Colonel Wells lost 95 Federal cavalrymen killed and wounded in the engagement. Total Confederate losses are not known, but Custer's men were able to capture many of the Confederates. They took 350 prisoners, 100 horses and an artillery piece while initially clearing the road as far as the Namozine Church. Johnson reported 15 wounded from his division. After the battle, Namozine Church served as a field hospital and later as Maj. Gen. Sheridan's temporary headquarters.

==Aftermath==
On April 4, 1865, the opposing forces skirmished at Tabernacle Church or Beaver Pond Creek and at Amelia Court House. Meanwhile, Sheridan's forces occupied Jetersville, Virginia, and Burkeville, Virginia, blocking Lee's access to the Richmond and Danville Railroad and to the direct route southwestward.

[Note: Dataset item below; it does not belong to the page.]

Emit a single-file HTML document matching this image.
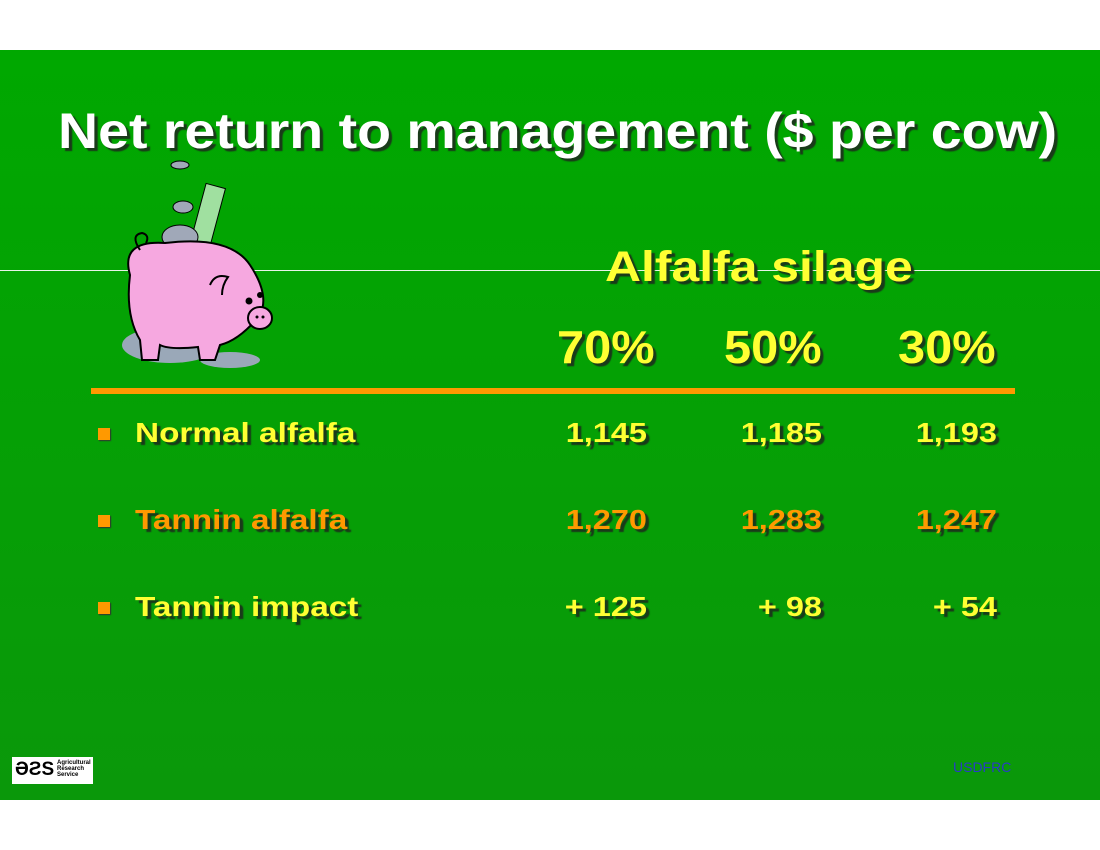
<!DOCTYPE html>
<html><head><meta charset="utf-8"><style>
body{margin:0;width:1100px;height:850px;background:#fff;position:relative;overflow:hidden;font-family:"Liberation Sans",sans-serif;font-weight:bold}
#slide{position:absolute;left:0;top:50px;width:1100px;height:750px;background:linear-gradient(#00a800,#0a980a)}
.t{position:absolute;white-space:nowrap;text-shadow:3px 3px 1px #1a3a1a;transform-origin:left center}
.y{color:#ffff33}.o{color:#ff9900}
.num{position:absolute;width:140px;text-align:right;font-size:28px;white-space:nowrap;text-shadow:3px 3px 1px #1a3a1a;transform:scaleX(1.16);transform-origin:right center}
.b{position:absolute;left:98px;width:12px;height:12px;background:#ff9900;box-shadow:1px 1px 1px #333}
.row{font-size:28px;transform:scaleX(1.19)}
.pc{font-size:46px;transform:scaleX(1.06)}
</style></head><body>
<div id="slide"></div>
<div style="position:absolute;left:0;top:270px;width:1100px;height:1px;background:#e8f5e8"></div>
<div class="t" style="left:58px;top:102px;font-size:50px;color:#fff;transform:scaleX(1.11)">Net return to management ($ per cow)</div>
<svg style="position:absolute;left:110px;top:155px" width="170" height="230" viewBox="0 0 170 230">
<ellipse cx="60" cy="190" rx="48" ry="18" fill="#9aa8b8"/>
<ellipse cx="120" cy="205" rx="30" ry="8" fill="#9aa8b8"/>
<ellipse cx="70" cy="10" rx="9" ry="4" fill="#a0a8b8" stroke="#000"/>
<rect x="88" y="30" width="20" height="60" fill="#a0e0a0" stroke="#000" transform="rotate(15 98 60)"/>
<ellipse cx="73" cy="52" rx="10" ry="6" fill="#a0a8b8" stroke="#000"/>
<ellipse cx="70" cy="82" rx="18" ry="12" fill="#a0a8b8" stroke="#000"/>
<path d="M20 120 Q10 85 55 88 Q120 80 140 110 Q160 140 150 160 Q130 185 110 190 L105 205 L90 205 L88 192 Q60 195 50 190 L48 205 L32 205 L30 185 Q15 160 20 120Z" fill="#f6a8e0" stroke="#000" stroke-width="2"/>
<path d="M30 95 Q20 80 32 78 Q40 80 36 88" fill="none" stroke="#000" stroke-width="2"/>
<ellipse cx="150" cy="163" rx="12" ry="11" fill="#f6a8e0" stroke="#000" stroke-width="2"/>
<circle cx="147" cy="162" r="1.5"/><circle cx="153" cy="162" r="1.5"/>
<circle cx="139" cy="146" r="3.5"/><circle cx="150" cy="140" r="3"/>
<path d="M100 130 Q105 118 118 122 Q112 130 112 140" fill="none" stroke="#000" stroke-width="2"/>
</svg>
<div class="t y" style="left:605px;top:243px;font-size:43px;transform:scaleX(1.16)">Alfalfa silage</div>
<div class="t y pc" style="left:557px;top:320px">70%</div>
<div class="t y pc" style="left:724px;top:320px">50%</div>
<div class="t y pc" style="left:898px;top:320px">30%</div>
<div style="position:absolute;left:91px;top:388px;width:924px;height:6px;background:#ff9900"></div>

<div class="b" style="top:428px"></div>
<div class="t y row" style="left:135px;top:417px">Normal alfalfa</div>
<div class="num y" style="left:507px;top:417px">1,145</div>
<div class="num y" style="left:682px;top:417px">1,185</div>
<div class="num y" style="left:857px;top:417px">1,193</div>

<div class="b" style="top:515px"></div>
<div class="t o row" style="left:135px;top:504px">Tannin alfalfa</div>
<div class="num o" style="left:507px;top:504px">1,270</div>
<div class="num o" style="left:682px;top:504px">1,283</div>
<div class="num o" style="left:857px;top:504px">1,247</div>

<div class="b" style="top:602px"></div>
<div class="t y row" style="left:135px;top:591px">Tannin impact</div>
<div class="num y" style="left:507px;top:591px">+ 125</div>
<div class="num y" style="left:682px;top:591px">+ 98</div>
<div class="num y" style="left:857px;top:591px">+ 54</div>

<div style="position:absolute;left:12px;top:757px;width:81px;height:27px;background:#fff">
<span style="position:absolute;left:3px;top:2px;font-size:19px;color:#000;font-weight:bold">ƏƧS</span>
<span style="position:absolute;left:45px;top:3px;font-size:6px;line-height:6px;color:#000">Agricultural<br>Research<br>Service</span>
</div>
<div style="position:absolute;left:953px;top:759px;font-size:14px;font-weight:normal;color:#2a3ac8">USDFRC</div>
</body></html>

Lee had hoped to find a supply train at Amelia Court House, Virginia, 39 mi southwest of Richmond, but when he and his forces arrived there on April 4, 1865, he found that the train contained only ordnance, ammunition, caissons and harnesses. After a delay for unsuccessful foraging efforts, or as some historians have argued, primarily because of the delay in bringing up a pontoon bridge needed to cross rain-swollen rivers, Lee had to order his hungry men to resume their march in the hope that they could find rations at Farmville, Virginia.

On April 5, 1865, Sheridan ordered Crook to send cavalry patrols north of Jetersville to reconnoiter his left flank. Between 4 mi and 7 mi out of Jetersville, Union Brig. Gen. Henry E. Davies Jr. attacked and destroyed about 200 wagons of a Confederate army wagon train and took at least 300 prisoners. Confederate cavalry engaged Davies' rear guard in a running combat through Amelia Springs but Davies' force linked up with reinforcements near Jetersville, permitting Davies to limit his losses and keep his prisoners.

On the morning of April 6, Meade thought that the Confederate army remained concentrated at Amelia Court House and, despite the suspicions of Grant and Sheridan that the Confederates had moved on, Meade sent the Army of the Potomac infantry in the direction of Amelia Court House on that morning. The Union forces soon discovered that Lee had started moving west and changed their direction of march to continue their pursuit. In the afternoon of April 6, 1865, approximately one-fifth of the remaining soldiers of the Army of Northern Virginia were cut off from the main body of Confederate troops at the Battle of Sayler's Creek (or Battle of Sailor's Creek) and killed or (mainly) captured. The killed and captured were about 8,000 men, including Lt. Gen. Richard S. Ewell and eight other generals. This in turn was about one-sixth of the number of men who had left Richmond and Petersburg with Lee's forces.

After about five more small engagements over the next three days, with the Army of Northern Virginia melting away and Union forces surrounding them, Lee surrendered his army to Grant on April 9, 1865, at Appomattox Court House, Virginia, about 90 mi west of Richmond.

==Battlefield today==
The battlefield retains good integrity, although the area is more wooded today. Namozine Presbyterian Church still exists and is owned by the Amelia County Historical Society.